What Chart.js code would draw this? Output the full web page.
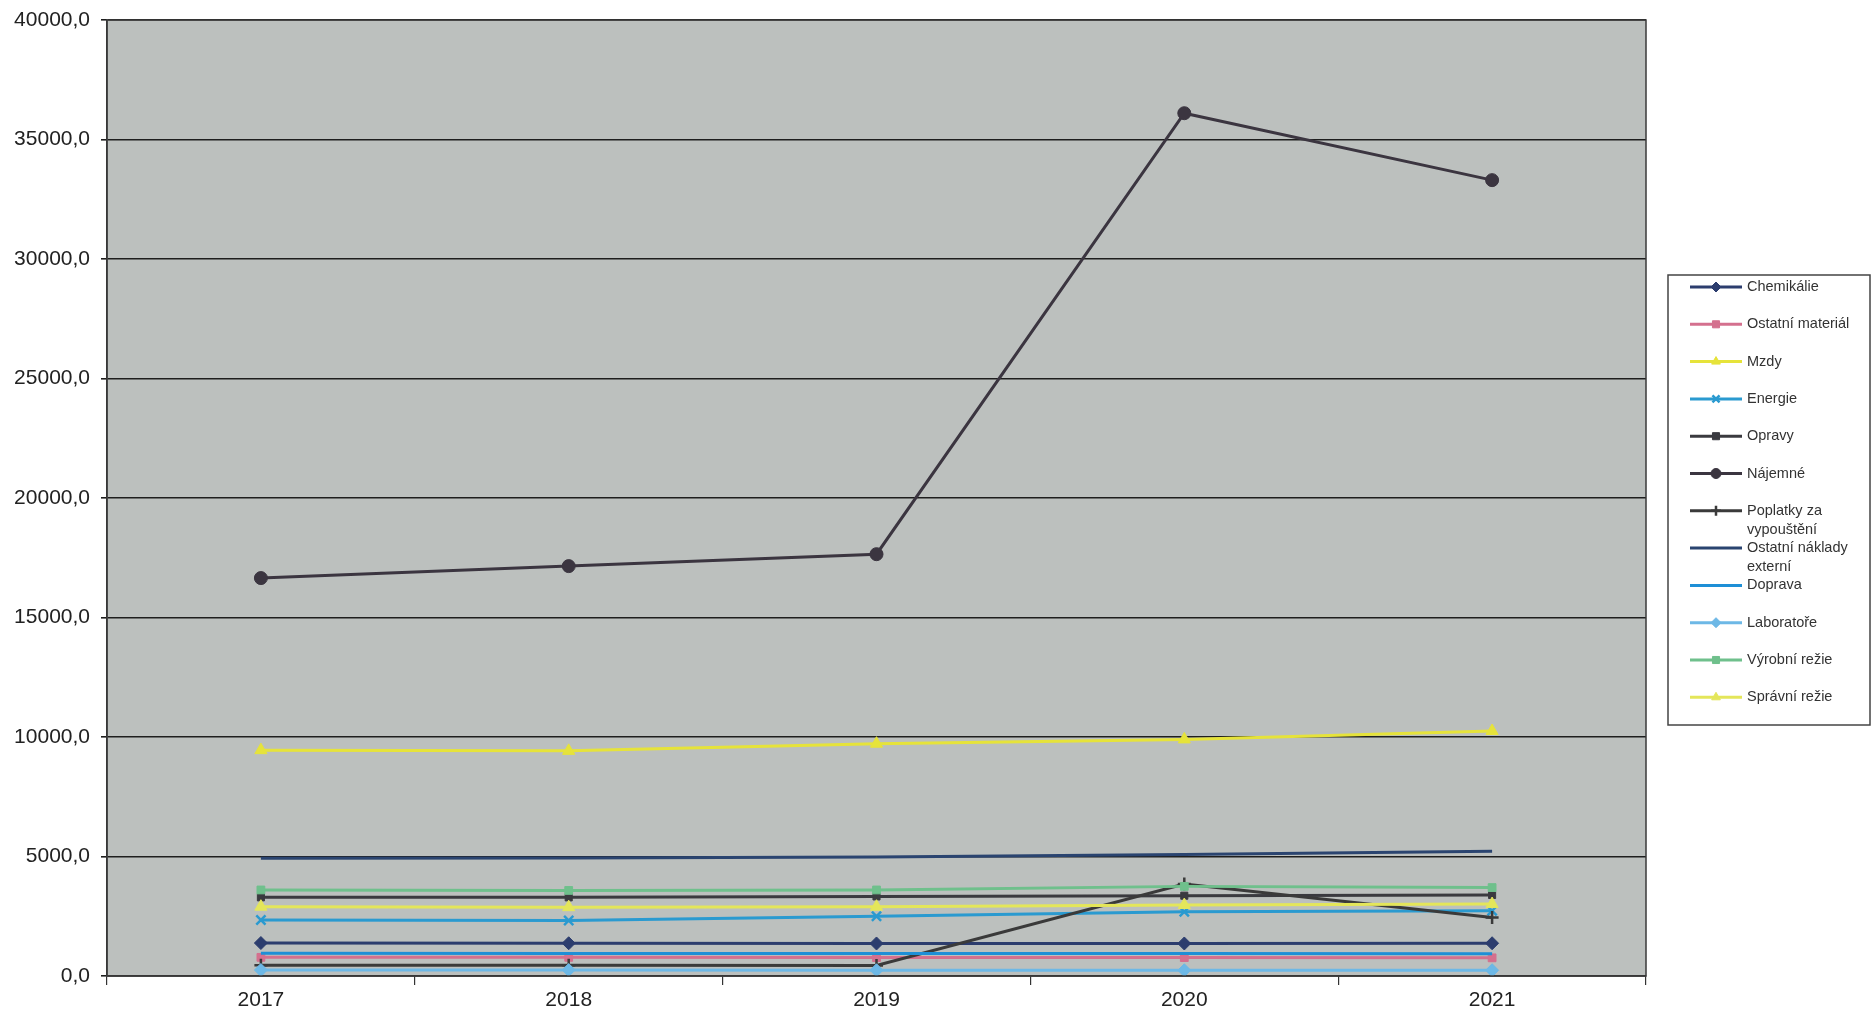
<!DOCTYPE html>
<html>
<head>
<meta charset="utf-8">
<script src="https://cdn.jsdelivr.net/npm/chart.js@4"></script>
<style>
html,body{margin:0;padding:0;background:#fff;}
#wrap{width:1873px;height:1024px;}
</style>
</head>
<body>
<div id="wrap"><canvas id="c" width="1873" height="1024"></canvas></div>
<script>
const categories = ['2017', '2018', '2019', '2020', '2021'];

const chemikalie        = [1380, 1370, 1360, 1360, 1370];
const ostatniMaterial   = [780, 780, 770, 770, 760];
const mzdy              = [9450, 9420, 9720, 9900, 10250];
const energie           = [2340, 2320, 2500, 2690, 2730];
const opravy            = [3290, 3290, 3330, 3360, 3390];
const najemne           = [16650, 17150, 17650, 36100, 33300];
const poplatky          = [450, 450, 440, 3850, 2450];
const ostatniNaklady    = [4930, 4940, 4980, 5080, 5220];
const doprava           = [950, 940, 940, 940, 930];
const laboratore        = [250, 250, 240, 240, 240];
const vyrobniRezie      = [3600, 3580, 3600, 3750, 3700];
const spravniRezie      = [2900, 2880, 2900, 2970, 3010];

const seriesNames = ['Chemikálie', 'Ostatní materiál', 'Mzdy', 'Energie', 'Opravy', 'Nájemné',
  'Poplatky za vypouštění', 'Ostatní náklady externí', 'Doprava', 'Laboratoře', 'Výrobní režie', 'Správní režie'];
const seriesValues = [chemikalie, ostatniMaterial, mzdy, energie, opravy, najemne,
  poplatky, ostatniNaklady, doprava, laboratore, vyrobniRezie, spravniRezie];

const yMin = 0, yMax = 40000, yStep = 5000;

// styles
const colors = ['#2c3d6e', '#d4708e', '#e6e33a', '#2a9ad0', '#3a3a3f', '#3b3540',
  '#3a3a3a', '#2a4470', '#1e8fd6', '#6db8e6', '#6fc08c', '#e4e65a'];
const pStyles = ['rectRot', 'rect', 'triangle', 'crossRot', 'rect', 'circle',
  'cross', 'line', 'line', 'rectRot', 'rect', 'triangle'];
const pRadius = [6.5, 5.5, 7, 6.5, 5, 6.5, 6.5, 0, 0, 6.5, 5.5, 7];

const datasets = seriesValues.map((vals, i) => ({
  label: seriesNames[i],
  data: vals,
  borderColor: colors[i],
  backgroundColor: colors[i],
  pointBackgroundColor: colors[i],
  pointBorderColor: colors[i],
  pointStyle: pStyles[i],
  pointRadius: pRadius[i],
  pointBorderWidth: (pStyles[i] === 'cross' || pStyles[i] === 'crossRot') ? 2.5 : 1,
  borderWidth: 3,
  tension: 0,
  order: seriesNames.length - i
}));

const FONT = '"Liberation Sans", Arial, sans-serif';

const plotBg = {
  id: 'plotBg',
  beforeDraw(chart) {
    const {ctx, chartArea: a} = chart;
    ctx.save();
    ctx.fillStyle = '#bcc0be';
    ctx.fillRect(a.left, a.top, a.right - a.left, a.bottom - a.top);
    ctx.restore();
  },
  afterDatasetsDraw(chart) {
    const {ctx, chartArea: a} = chart;
    ctx.save();
    ctx.strokeStyle = '#3a3a3a';
    ctx.lineWidth = 1.5;
    ctx.strokeRect(a.left, a.top, a.right - a.left, a.bottom - a.top);
    ctx.restore();
  }
};

function wrapText(ctx, text, maxW) {
  const words = text.split(' ');
  const lines = [];
  let cur = '';
  for (const w of words) {
    const t = cur ? cur + ' ' + w : w;
    if (ctx.measureText(t).width > maxW && cur) { lines.push(cur); cur = w; }
    else cur = t;
  }
  if (cur) lines.push(cur);
  return lines;
}

const customLegend = {
  id: 'customLegend',
  afterDraw(chart) {
    const ctx = chart.ctx;
    const bx = 1668, by = 275, bw = 202, bh = 450;
    ctx.save();
    ctx.fillStyle = '#ffffff';
    ctx.fillRect(bx, by, bw, bh);
    ctx.strokeStyle = '#444';
    ctx.lineWidth = 1.5;
    ctx.strokeRect(bx, by, bw, bh);
    ctx.font = '14.5px ' + FONT;
    ctx.textBaseline = 'middle';
    ctx.textAlign = 'left';
    chart.data.datasets.forEach((ds, i) => {
      const y = 287 + i * 37.3;
      ctx.strokeStyle = ds.borderColor;
      ctx.lineWidth = 3;
      ctx.beginPath();
      ctx.moveTo(1690, y);
      ctx.lineTo(1742, y);
      ctx.stroke();
      if (ds.pointRadius > 0) {
        ctx.fillStyle = ds.pointBackgroundColor;
        ctx.strokeStyle = ds.pointBorderColor;
        ctx.lineWidth = ds.pointBorderWidth;
        Chart.helpers.drawPoint(ctx, {pointStyle: ds.pointStyle, radius: Math.min(5, ds.pointRadius), rotation: 0, borderWidth: ds.pointBorderWidth}, 1716, y);
      }
      ctx.fillStyle = '#333';
      const lines = wrapText(ctx, ds.label, 118);
      lines.forEach((ln, k) => ctx.fillText(ln, 1747, y + k * 19));
    });
    ctx.restore();
  }
};

new Chart(document.getElementById('c'), {
  type: 'line',
  data: { labels: categories, datasets },
  options: {
    responsive: false,
    animation: false,
    events: [],
    layout: { padding: { top: 20, right: 227, left: 0, bottom: 0 } },
    plugins: { legend: { display: false }, tooltip: { enabled: false } },
    scales: {
      x: {
        type: 'category',
        offset: true,
        grid: { offset: true, drawOnChartArea: false, drawTicks: true, tickLength: 9, color: '#333', lineWidth: 1.2 },
        border: { display: true, color: '#333', width: 1.5 },
        ticks: { color: '#222', font: { family: FONT, size: 21 }, padding: 3 },
        afterFit(s) { s.height = 48; }
      },
      y: {
        min: yMin, max: yMax,
        grid: { color: '#1e1e1e', lineWidth: 1.6, drawTicks: true, tickLength: 6 },
        border: { display: true, color: '#333', width: 1.5 },
        ticks: {
          stepSize: yStep,
          color: '#222',
          font: { family: FONT, size: 21, lineHeight: 1 },
          padding: 11,
          callback: v => v.toFixed(1).replace('.', ',')
        },
        afterFit(s) { s.width = 107; s.paddingTop = 0; s.paddingBottom = 0; }
      }
    }
  },
  plugins: [plotBg, customLegend]
});
</script>
</body>
</html>
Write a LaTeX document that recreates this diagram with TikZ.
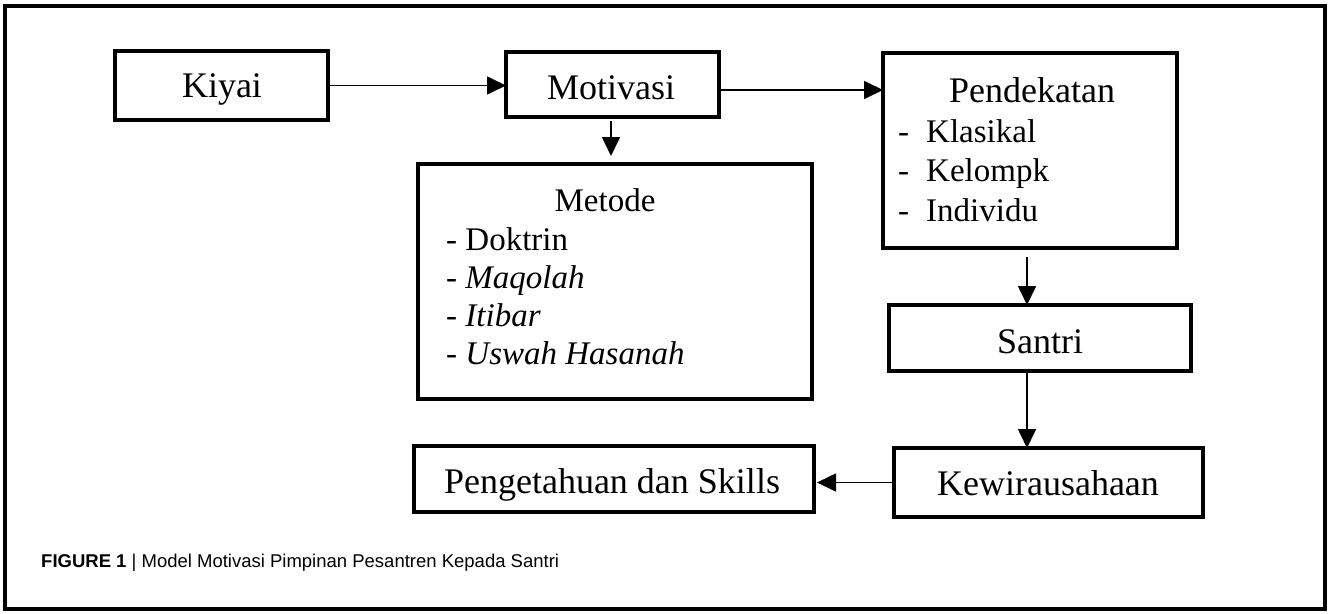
\documentclass[tikz,border=0pt]{standalone}
\usepackage{fontspec}
\setmainfont{Liberation Serif}
\newfontfamily\capfont{Liberation Sans}
\usetikzlibrary{arrows.meta}
\begin{document}
\begin{tikzpicture}[x=1pt,y=-1pt,
  box/.style={draw,line width=3.2pt,inner sep=0pt,outer sep=0pt,anchor=north west},
  frm/.style={draw,line width=4.2pt,inner sep=0pt,outer sep=0pt,anchor=north west},
  big/.style={inner sep=0pt,font=\fontsize{36}{40}\selectfont,anchor=base},
  mid/.style={inner sep=0pt,font=\fontsize{33}{38}\selectfont,anchor=base},
  itm/.style={inner sep=0pt,font=\fontsize{33}{38}\selectfont,anchor=base west},
  arr/.style={line width=1.7pt,-{Triangle[length=19pt,width=18pt]}},
  captext/.style={inner sep=0pt,font=\capfont\fontsize{18.5}{22}\selectfont,anchor=base west}]
\useasboundingbox (0,0) rectangle (1332,613);
\node[frm,minimum width=1320pt,minimum height=603pt] (frame) at (5,6) {};
% boxes
\node[box,minimum width=213pt,minimum height=69pt] (kiyai) at (115,51) {};
\node[box,minimum width=213pt,minimum height=65pt] (motivasi) at (506,52) {};
\node[box,minimum width=394pt,minimum height=235pt] (metode) at (418,164) {};
\node[box,minimum width=294pt,minimum height=195pt] (pendekatan) at (883,53) {};
\node[box,minimum width=302pt,minimum height=66pt] (santri) at (889,305) {};
\node[box,minimum width=309pt,minimum height=69pt] (kewira) at (894,448) {};
\node[box,minimum width=400pt,minimum height=66pt] (peng) at (414,446) {};
% texts
\node[big] (tkiyai) at (222,97) {Kiyai};
\node[big] (tmotivasi) at (611,99) {Motivasi};
\node[mid] (tmetode) at (605,211) {Metode};
\node[itm] (m1) at (446,250) {- Doktrin};
\node[itm] (m2) at (446,288) {- \textit{Maqolah}};
\node[itm] (m3) at (446,326) {- \textit{Itibar}};
\node[itm] (m4) at (446,364) {- \textit{Uswah Hasanah}};
\node[big] (tpend) at (1032,102) {Pendekatan};
\node[itm] (d1) at (898,142) {-};
\node[itm] (p1) at (926,142) {Klasikal};
\node[itm] (d2) at (898,181) {-};
\node[itm] (p2) at (926,181) {Kelompk};
\node[itm] (d3) at (898,221) {-};
\node[itm] (p3) at (926,221) {Individu};
\node[big] (tsantri) at (1040,353) {Santri};
\node[big] (tkewira) at (1048,495) {Kewirausahaan};
\node[big] (tpeng) at (612,493) {Pengetahuan dan Skills};
\node[captext] (caption) at (41,567) {\textbf{FIGURE 1} | Model Motivasi Pimpinan Pesantren Kepada Santri};
% connectors
\draw[arr] (kiyai.east) -- (kiyai.east -| motivasi.west);
\draw[arr] ([yshift=-5.5pt]motivasi.east) coordinate (mp) -- (mp -| pendekatan.west);
\draw[arr,shorten <=4pt,shorten >=8pt] ([xshift=-1.5pt]motivasi.south) coordinate (ms) -- (ms |- metode.north);
\draw[arr,shorten <=9pt] ([xshift=-3pt]pendekatan.south) coordinate (ps) -- (ps |- santri.north);
\draw[arr] (ps |- santri.south) -- (ps |- kewira.north);
\draw[arr,shorten >=3pt] (kewira.west) -- (kewira.west -| peng.east);
\end{tikzpicture}
\end{document}
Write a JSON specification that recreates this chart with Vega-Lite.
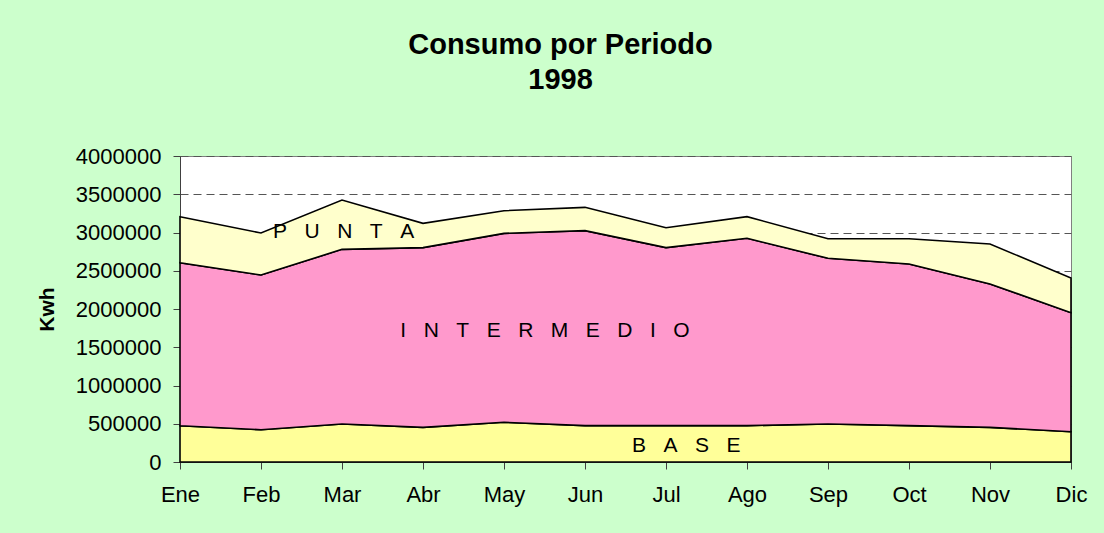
{
  "$schema": "https://vega.github.io/schema/vega-lite/v6.json",
  "width": 891,
  "height": 306,
  "autosize": "none",
  "padding": {"left": 180, "top": 156, "right": 33, "bottom": 71},
  "background": "#CCFFCC",
  "title": {
    "text": ["Consumo por Periodo", "1998"],
    "font": "Liberation Sans",
    "fontSize": 29,
    "fontWeight": "bold",
    "lineHeight": 35,
    "color": "black",
    "anchor": "middle",
    "dx": -65,
    "offset": 50
  },
  "config": {
    "view": {"fill": "white", "stroke": "#808080", "strokeWidth": 1},
    "font": "Liberation Sans",
    "axisY": {
      "titleFontSize": 21,
      "titleFontWeight": "bold",
      "titleColor": "black",
      "titlePadding": 18,
      "labelFontSize": 22,
      "labelColor": "black",
      "labelPadding": 12,
      "labelOverlap": false,
      "labelFlush": false,
      "tickSize": 7,
      "tickColor": "#404040",
      "domainColor": "#404040",
      "grid": true,
      "gridColor": "#555555",
      "gridDash": [8, 5],
      "gridWidth": 1
    }
  },
  "layer": [
    {
      "data": {
        "values": [
          {"mes": "Ene", "periodo": "BASE", "orden": 1, "kwh": 474000},
          {"mes": "Feb", "periodo": "BASE", "orden": 1, "kwh": 422000},
          {"mes": "Mar", "periodo": "BASE", "orden": 1, "kwh": 497000},
          {"mes": "Abr", "periodo": "BASE", "orden": 1, "kwh": 453000},
          {"mes": "May", "periodo": "BASE", "orden": 1, "kwh": 519000},
          {"mes": "Jun", "periodo": "BASE", "orden": 1, "kwh": 475000},
          {"mes": "Jul", "periodo": "BASE", "orden": 1, "kwh": 475000},
          {"mes": "Ago", "periodo": "BASE", "orden": 1, "kwh": 475000},
          {"mes": "Sep", "periodo": "BASE", "orden": 1, "kwh": 497000},
          {"mes": "Oct", "periodo": "BASE", "orden": 1, "kwh": 475000},
          {"mes": "Nov", "periodo": "BASE", "orden": 1, "kwh": 453000},
          {"mes": "Dic", "periodo": "BASE", "orden": 1, "kwh": 396000},
          {"mes": "Ene", "periodo": "INTERMEDIO", "orden": 2, "kwh": 2131000},
          {"mes": "Feb", "periodo": "INTERMEDIO", "orden": 2, "kwh": 2022000},
          {"mes": "Mar", "periodo": "INTERMEDIO", "orden": 2, "kwh": 2283000},
          {"mes": "Abr", "periodo": "INTERMEDIO", "orden": 2, "kwh": 2349000},
          {"mes": "May", "periodo": "INTERMEDIO", "orden": 2, "kwh": 2470000},
          {"mes": "Jun", "periodo": "INTERMEDIO", "orden": 2, "kwh": 2549000},
          {"mes": "Jul", "periodo": "INTERMEDIO", "orden": 2, "kwh": 2327000},
          {"mes": "Ago", "periodo": "INTERMEDIO", "orden": 2, "kwh": 2449000},
          {"mes": "Sep", "periodo": "INTERMEDIO", "orden": 2, "kwh": 2166000},
          {"mes": "Oct", "periodo": "INTERMEDIO", "orden": 2, "kwh": 2113000},
          {"mes": "Nov", "periodo": "INTERMEDIO", "orden": 2, "kwh": 1874000},
          {"mes": "Dic", "periodo": "INTERMEDIO", "orden": 2, "kwh": 1556000},
          {"mes": "Ene", "periodo": "PUNTA", "orden": 3, "kwh": 602000},
          {"mes": "Feb", "periodo": "PUNTA", "orden": 3, "kwh": 549000},
          {"mes": "Mar", "periodo": "PUNTA", "orden": 3, "kwh": 645000},
          {"mes": "Abr", "periodo": "PUNTA", "orden": 3, "kwh": 318000},
          {"mes": "May", "periodo": "PUNTA", "orden": 3, "kwh": 296000},
          {"mes": "Jun", "periodo": "PUNTA", "orden": 3, "kwh": 305000},
          {"mes": "Jul", "periodo": "PUNTA", "orden": 3, "kwh": 261000},
          {"mes": "Ago", "periodo": "PUNTA", "orden": 3, "kwh": 283000},
          {"mes": "Sep", "periodo": "PUNTA", "orden": 3, "kwh": 256000},
          {"mes": "Oct", "periodo": "PUNTA", "orden": 3, "kwh": 331000},
          {"mes": "Nov", "periodo": "PUNTA", "orden": 3, "kwh": 523000},
          {"mes": "Dic", "periodo": "PUNTA", "orden": 3, "kwh": 453000}
        ]
      },
      "mark": {"type": "area", "stroke": "black", "strokeWidth": 1.6, "opacity": 1, "strokeJoin": "miter"},
      "encoding": {
        "x": {
          "field": "mes",
          "type": "ordinal",
          "sort": ["Ene", "Feb", "Mar", "Abr", "May", "Jun", "Jul", "Ago", "Sep", "Oct", "Nov", "Dic"],
          "scale": {"type": "point", "padding": 0},
          "axis": {
            "title": null,
            "labelAngle": 0,
            "labelFontSize": 22,
            "labelColor": "black",
            "labelPadding": 15,
            "labelOverlap": false,
            "labelFlush": false,
            "tickSize": 7,
            "tickColor": "#404040",
            "domainColor": "#404040",
            "grid": false
          }
        },
        "y": {
          "field": "kwh",
          "type": "quantitative",
          "stack": "zero",
          "scale": {"domain": [0, 4000000], "nice": false},
          "axis": {
            "title": "Kwh",
            "values": [0, 500000, 1000000, 1500000, 2000000, 2500000, 3000000, 3500000, 4000000],
            "format": "d"
          }
        },
        "color": {
          "field": "periodo",
          "type": "nominal",
          "scale": {"domain": ["BASE", "INTERMEDIO", "PUNTA"], "range": ["#FFFF99", "#FF99CC", "#FFFFCC"]},
          "legend": null
        },
        "order": {"field": "orden", "type": "quantitative"}
      }
    },
    {
      "data": {
        "values": [
          {"etiqueta": "P\u00a0\u00a0\u00a0U\u00a0\u00a0\u00a0N\u00a0\u00a0\u00a0T\u00a0\u00a0\u00a0A", "pos": 2.02, "kwh": 3013000},
          {"etiqueta": "I\u00a0\u00a0\u00a0N\u00a0\u00a0\u00a0T\u00a0\u00a0\u00a0E\u00a0\u00a0\u00a0R\u00a0\u00a0\u00a0M\u00a0\u00a0\u00a0E\u00a0\u00a0\u00a0D\u00a0\u00a0\u00a0I\u00a0\u00a0\u00a0O", "pos": 4.506, "kwh": 1706000},
          {"etiqueta": "B\u00a0\u00a0\u00a0A\u00a0\u00a0\u00a0S\u00a0\u00a0\u00a0E", "pos": 6.25, "kwh": 203000}
        ]
      },
      "mark": {"type": "text", "fontSize": 21, "color": "black", "align": "center", "baseline": "middle", "font": "Liberation Sans"},
      "encoding": {
        "x": {"field": "pos", "type": "quantitative", "scale": {"domain": [0, 11], "nice": false}, "axis": null},
        "y": {
          "field": "kwh",
          "type": "quantitative",
          "axis": {
            "title": "Kwh",
            "values": [0, 500000, 1000000, 1500000, 2000000, 2500000, 3000000, 3500000, 4000000],
            "format": "d"
          }
        },
        "text": {"field": "etiqueta"}
      }
    }
  ],
  "resolve": {"scale": {"x": "independent"}}
}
════════════════
Exercise goal: Each line from the top of the material through the line containing "2900, 2970, 3010];" should be reproduced exactly; please drop any images.

Result for this task:
What Chart.js code would draw this? Output the full web page.
<!DOCTYPE html>
<html>
<head>
<meta charset="utf-8">
<script src="https://cdn.jsdelivr.net/npm/chart.js@4"></script>
<style>
html,body{margin:0;padding:0;background:#fff;}
#wrap{width:1873px;height:1024px;}
</style>
</head>
<body>
<div id="wrap"><canvas id="c" width="1873" height="1024"></canvas></div>
<script>
const categories = ['2017', '2018', '2019', '2020', '2021'];

const chemikalie        = [1380, 1370, 1360, 1360, 1370];
const ostatniMaterial   = [780, 780, 770, 770, 760];
const mzdy              = [9450, 9420, 9720, 9900, 10250];
const energie           = [2340, 2320, 2500, 2690, 2730];
const opravy            = [3290, 3290, 3330, 3360, 3390];
const najemne           = [16650, 17150, 17650, 36100, 33300];
const poplatky          = [450, 450, 440, 3850, 2450];
const ostatniNaklady    = [4930, 4940, 4980, 5080, 5220];
const doprava           = [950, 940, 940, 940, 930];
const laboratore        = [250, 250, 240, 240, 240];
const vyrobniRezie      = [3600, 3580, 3600, 3750, 3700];
const spravniRezie      = [2900, 2880, 2900, 2970, 3010];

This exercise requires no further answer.